3:20 p.m: The Wall Street Journal's Gary Fields reports from Washington. Alphonso Jackson, secretary of Housing and Urban Development, said the government is working with housing directors from around the country as well as private entities to identify more long term housing. "It's important to understand they will not [all] be in Louisiana or Mississippi. We are talking about a 500-mile radius," he said. Mr. Jackson said authorities also are exploring the wider use of rental vouchers. See the full report.

3:05 p.m.: WSJ.com rounds up editorials from Sunday's papers on the New Orleans catastrophe. Reactions ranged from frustration with the federal government's response to determination to rebuild the broken city. Plus, graphic showing newspaper front pages.


Lt. Gen. Honore


2:40 p.m.: Army Lt. Gen. Russel Honore tells Fox News: "The local officials were doing the best they could given the conditions. They were in the conditions themselves and were also victims. … The storm took down the power, the storm took down the antennas. … The telephone goes down and that makes it very hard to coordinate. That takes you back 50 to 100 years. … Coordination is dependent on reliable communications. … I am not trying to defend this I am trying to explain this." See an AP profile of Honore. Recall that Honore was the one official New Orleans Mayor Nagin praised, calling him a "John Wayne" type. (Audio)

2:38 p.m.: Fox News's Geraldo Rivera, witnessing a woman being coaxed on to a helicopter, says, "This was a dress rehearsal for a nuclear attack on the major American city." Helicopter video shown on cable networks shows chopper rescues continuing, amid flooding stretching for miles. Men stand on slanted roofs of houses waiting for rescue. Earlier, Aaron Broussard, president of Jefferson Parish, La., breaks down while telling NBC's Meet the Press of the slow-motion death of a colleague's stranded mother: "I'm sick of the press conferences. For God's sake, shut up and send somebody."

2:30 p.m.: The first group of evacuees who will be given shelter in Arizona arrived Sunday morning at Sky Harbor International Airport. The New Orleans diaspora stretches to New England as well. Massachusetts Gov. Mitt Romney says about 2,500 displaced people will arrive in the state for emergency shelter within the next 72 hours.


2:15 p.m.: Embattled FEMA Director Michael Brown said Sunday his agency and the Department of Homeland Security didn't ask for military help until they realized it was "beyond the capability of FEMA" to get its job done. "We asked for it as soon as it became necessary. As soon as we recognized this was beyond the capabilities of FEMA to do its traditional recovery efforts," Brown said during a press conference. "I think people need to understand the response was ongoing ... . This disaster did not start the day Katrina moved out of here; the disaster continued on and grew and grew," he said. See an August 2004 profile of Brown, which includes a discussion of low morale at FEMA.

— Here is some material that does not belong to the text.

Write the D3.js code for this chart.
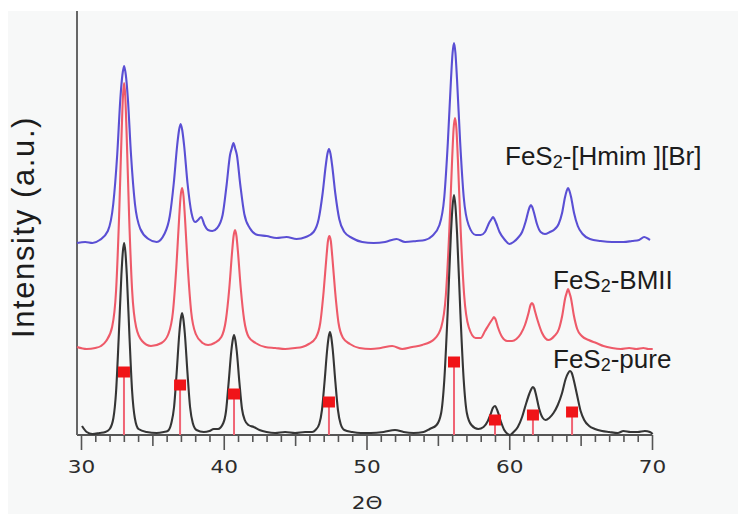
<!DOCTYPE html>
<html lang="en">
<head>
  <meta charset="UTF-8" />
  <title>FeS2 XRD patterns</title>
  <script src="https://d3js.org/d3.v7.min.js"></script>
  <style>
    body { margin: 0; background: #fff; }
    svg { display: block; }
    .lbl { font-family: "Liberation Sans", Arial, sans-serif; fill: #1c1c1c; }
    .tick text { font-family: "DejaVu Sans", sans-serif; fill: #2c2c2c; }
  </style>
</head>
<body>
<svg id="chart" width="738" height="514"></svg>
<script>
// ---------- data (2-theta in degrees, intensity in a.u.) ----------
const hmimPattern = [
  [29.72,192],[30.3,193],[30.8,192],[31.31,195],[31.88,204],[32.26,231],[32.54,281],[32.76,337],[32.9,360],[33.02,369],
  [33.14,360],[33.28,337],[33.5,281],[33.78,231],[34.16,206],[34.73,196],[35.3,193],[35.84,201],[36.22,219],[36.5,252],
  [36.74,290],[36.87,305],[36.98,311],[37.09,305],[37.22,290],[37.46,252],[37.74,222],[38.0,213],[38.2,215],[38.42,218],
  [38.65,210],[38.9,205],[39.2,204],[39.54,207],[39.92,220],[40.2,250],[40.44,280],[40.57,287],[40.68,292],[40.79,287],
  [40.92,280],[41.16,250],[41.44,221],[41.82,207],[42.39,200],[43.0,199],[43.7,197],[44.4,198],[45.1,196],[45.75,198],
  [46.29,203],[46.65,216],[46.92,241],[47.15,270],[47.26,281],[47.37,286],[47.48,281],[47.59,270],[47.82,241],[48.09,216],
  [48.45,203],[48.99,197],[49.7,193],[50.5,192],[51.3,193],[52.1,196],[52.7,193],[53.5,194],[54.1,195],[54.6,199],
  [55.11,210],[55.45,238],[55.7,293],[55.92,356],[56.03,382],[56.13,392],[56.23,382],[56.34,356],[56.56,293],[56.81,238],
  [57.15,210],[57.66,200],[58.0,200],[58.3,203],[58.62,213],[58.76,216],[58.86,218],[58.96,216],[59.08,212],[59.32,203],
  [59.7,195],[60.0,191],[60.3,193],[60.6,197],[60.9,203],[61.14,213],[61.34,224],[61.43,228],[61.52,230],[61.61,228],
  [61.72,223],[61.94,211],[62.2,203],[62.5,201],[62.85,203],[63.2,206],[63.46,211],[63.7,222],[63.91,238],[64.02,244],
  [64.12,247],[64.22,244],[64.33,238],[64.54,222],[64.8,209],[65.14,201],[65.65,196],[66.4,194],[67.2,193],[68.0,193],
  [68.6,194],[69.1,195],[69.45,198],[69.75,196],[69.86,195]
];
const bmiiPattern = [
  [29.72,88],[30.4,86],[31.0,87],[31.4,89],[31.76,94],[32.18,108],[32.46,145],[32.67,219],[32.85,304],[32.94,339],
  [33.02,352],[33.1,339],[33.19,304],[33.37,219],[33.58,145],[33.86,108],[34.28,94],[34.9,89],[35.64,92],[36.12,101],
  [36.44,123],[36.68,168],[36.88,218],[36.98,239],[37.08,247],[37.18,239],[37.28,218],[37.48,168],[37.72,123],[38.04,101],
  [38.52,92],[38.9,90],[39.35,92],[39.83,98],[40.15,115],[40.39,147],[40.59,184],[40.69,199],[40.79,205],[40.89,199],
  [40.99,184],[41.19,147],[41.43,115],[41.75,98],[42.23,92],[42.9,88],[43.6,87],[44.3,86],[45.0,87],[45.5,88],
  [45.96,91],[46.44,97],[46.76,112],[47.0,144],[47.2,179],[47.3,194],[47.4,199],[47.5,194],[47.6,179],[47.8,144],
  [48.04,112],[48.36,97],[48.84,91],[49.5,87],[50.3,86],[51.0,87],[51.8,89],[52.5,86],[53.2,88],[53.9,90],
  [54.76,96],[55.24,108],[55.56,140],[55.8,204],[56.0,276],[56.1,306],[56.2,317],[56.3,306],[56.4,276],[56.6,204],
  [56.84,140],[57.16,108],[57.64,97],[58.0,97],[58.3,104],[58.6,111],[58.83,116],[58.93,118],[59.03,116],[59.2,108],
  [59.5,98],[59.85,94],[60.2,94],[60.5,96],[60.8,101],[61.1,110],[61.35,122],[61.49,130],[61.59,132],[61.69,130],
  [61.8,124],[62.0,114],[62.3,102],[62.75,95],[63.16,99],[63.48,106],[63.72,120],[63.92,137],[64.02,142],[64.12,146],
  [64.22,142],[64.32,137],[64.52,120],[64.76,106],[65.08,99],[65.56,95],[66.1,92],[66.6,89],[67.2,87],[67.8,86],
  [68.4,87],[68.9,86],[69.4,87],[69.75,86],[70.05,86]
];
const purePattern = [
  [30.07,9],[30.4,3],[30.8,1],[31.3,2],[31.7,3],[32.01,6],[32.27,17],[32.46,44],[32.64,97],[32.83,160],
  [32.93,183],[33.02,192],[33.11,183],[33.21,160],[33.4,97],[33.58,44],[33.77,17],[34.03,6],[34.6,3],[35.3,2],
  [35.8,3],[36.07,4],[36.33,12],[36.52,28],[36.7,62],[36.89,102],[36.99,116],[37.08,122],[37.17,116],[37.27,102],
  [37.46,62],[37.64,28],[37.83,12],[38.09,5],[38.6,3],[39.0,4],[39.3,6],[39.6,6],[39.97,12],[40.16,24],
  [40.34,52],[40.53,84],[40.63,95],[40.72,100],[40.81,95],[40.91,84],[41.1,52],[41.28,26],[41.47,15],[41.73,10],
  [42.1,8],[42.5,5],[43.0,3],[43.6,2],[44.3,3],[45.0,2],[45.7,3],[46.2,3],[46.43,5],[46.69,11],
  [46.88,25],[47.06,53],[47.25,86],[47.35,98],[47.44,103],[47.53,98],[47.63,86],[47.82,53],[48.0,25],[48.19,11],
  [48.45,5],[49.0,3],[49.6,2],[50.3,2],[51.2,3],[52.0,5],[52.6,3],[53.3,2],[54.0,3],[54.43,6],
  [54.91,10],[55.23,22],[55.45,55],[55.68,121],[55.91,200],[56.03,229],[56.13,240],[56.23,229],[56.35,200],[56.58,121],
  [56.81,55],[57.03,22],[57.35,10],[57.83,6],[58.2,8],[58.5,14],[58.7,21],[58.85,27],[59.0,29],[59.18,24],
  [59.4,14],[59.65,5],[59.9,1],[60.05,0],[60.3,3],[60.6,8],[60.9,18],[61.15,30],[61.4,41],[61.55,46],
  [61.66,48],[61.77,46],[61.88,40],[62.1,26],[62.35,17],[62.55,15],[62.8,17],[63.1,22],[63.4,30],[63.7,42],
  [63.95,56],[64.13,62],[64.26,64],[64.38,62],[64.5,56],[64.75,40],[65.0,24],[65.25,15],[65.6,9],[66.0,6],
  [66.5,4],[67.0,3],[67.6,2],[68.0,4],[68.5,3],[69.0,3],[69.5,4],[69.85,3],[70.05,1]
];

// reference (stick) pattern
const refPos = [33.01, 36.94, 40.72, 47.37, 56.13, 59.0, 61.66, 64.4];
const refInt = [63, 50, 41, 33, 73, 15, 20, 23];

const majorTicks = [30, 40, 50, 60, 70];
const minorTicks = d3.range(30, 71, 1);

const seriesNames = ["FeS2-[Hmim ][Br]", "FeS2-BMII", "FeS2-pure"];
const seriesColors = ["#5a4fd4", "#ee5a69", "#353535"];

// ---------- layout ----------
const svg = d3.select("#chart");
const x = d3.scaleLinear().domain([30, 70]).range([81, 652]);
const y = d3.scaleLinear().domain([0, 424]).range([435, 11]);
const xStart = 29.72;

svg.append("rect").attr("x", 8).attr("y", 11).attr("width", 730).attr("height", 503).attr("fill", "#f7f8f8");

// x ticks (minor / mid / major)
const gMinor = svg.append("g").attr("transform", "translate(0,435)")
  .call(d3.axisBottom(x).tickValues(minorTicks).tickSize(7).tickFormat(""));
gMinor.selectAll(".tick line")
  .attr("y2", d => d % 10 === 0 ? 15 : d % 5 === 0 ? 11 : 7)
  .attr("stroke", "#555").attr("stroke-width", 1.6);
gMinor.select(".domain").remove();

const gMajor = svg.append("g").attr("transform", "translate(0,435)")
  .call(d3.axisBottom(x).tickValues(majorTicks).tickSize(15).tickPadding(10));
gMajor.select(".domain").remove();
gMajor.selectAll(".tick line").remove();
// wide, rounded digits as in the original figure
gMajor.selectAll(".tick text").attr("font-size", 18).attr("transform", "scale(1.2,1)");

// axis lines
svg.append("line").attr("x1", x(xStart)).attr("x2", x(70)).attr("y1", y(0)).attr("y2", y(0))
  .attr("stroke", "#555").attr("stroke-width", 2);
svg.append("line").attr("x1", x(xStart)).attr("x2", x(xStart)).attr("y1", y(0)).attr("y2", y(424))
  .attr("stroke", "#666").attr("stroke-width", 2);

// curves
const line = d3.line().x(d => x(d[0])).y(d => y(d[1])).curve(d3.curveMonotoneX);
[hmimPattern, bmiiPattern, purePattern].forEach((pat, i) => {
  svg.append("path").datum(pat).attr("d", line)
    .attr("fill", "none").attr("stroke", seriesColors[i]).attr("stroke-width", 2.1)
    .attr("stroke-linejoin", "round");
});

// reference sticks
const refs = refPos.map((p, i) => ({ p, v: refInt[i] }));
svg.append("g").selectAll("line").data(refs).join("line")
  .attr("x1", d => x(d.p)).attr("x2", d => x(d.p))
  .attr("y1", y(0)).attr("y2", d => y(d.v))
  .attr("stroke", "#f06474").attr("stroke-width", 2);
svg.append("g").selectAll("rect").data(refs).join("rect")
  .attr("x", d => x(d.p) - 6).attr("y", d => y(d.v) - 5.5)
  .attr("width", 12).attr("height", 11).attr("fill", "#f01418");

// series labels (with subscript 2)
const labelPos = [[505, 165], [553, 289], [553, 368]];
seriesNames.forEach((name, i) => {
  const t = svg.append("text").attr("class", "lbl").attr("x", labelPos[i][0]).attr("y", labelPos[i][1])
    .attr("font-size", 26);
  t.append("tspan").text("FeS");
  t.append("tspan").attr("font-size", 18).attr("dy", 3).text("2");
  t.append("tspan").attr("dy", -3).text(name.slice(4));
});

// axis titles
svg.append("text").attr("class", "lbl")
  .attr("transform", "translate(34,227) rotate(-90)")
  .attr("text-anchor", "middle").attr("font-size", 31).attr("letter-spacing", 1.6)
  .attr("fill", "#2a2a2a").text("Intensity (a.u.)");
svg.append("text").attr("transform", "translate(367,509) scale(1.2,1)").attr("text-anchor", "middle")
  .attr("font-family", "DejaVu Sans, sans-serif").attr("font-size", 18)
  .attr("fill", "#2a2a2a").text("2Θ");
</script>
</body>
</html>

1:45 p.m.: The Wall Street Journal's Melanie Trottman and Ann Zimmerman report from Dallas. Volunteers taped signs up on a long row of windows near the building's entrance, offering transportation to Sunday church services, jobs at Kentucky Fried Chicken and Domino's Pizza, and pet help and care. One sign offered shelter to members of Alcoholics Anonymous, along with rides to local meetings. At Reunion Arena, 27-year-old Dallas resident Gerald Brown set up a makeshift barbershop to offer free haircuts, calling it God's work. His lamp is clamped to a metal guardrail and he's plugged the power cord of his clippers into an outlet outside the building. Elsewhere, Calvin Armstead, 34, who worked in New Orleans as a gas-station cashier, said he is debating whether to meet up with family in Houston or stay in Dallas, where he says he's had more outpouring of support from people than he had his entire life in New Orleans. "I'd like to go back to New Orleans but I don't think that's possible," he said. "Dallas sounds like a good idea."

1:30 p.m.: Defense Secretary Donald Rumsfeld comments from the New Orleans airport: "As the president said, it is a natural disaster of historic proportions." He added, "It is important to keep the magnitude of it mind. …. It will take many, many, many months, into years, for this area to recover." Sen. David Vitter (R., La.) identifies Friday as the turning point in the rescue efforts.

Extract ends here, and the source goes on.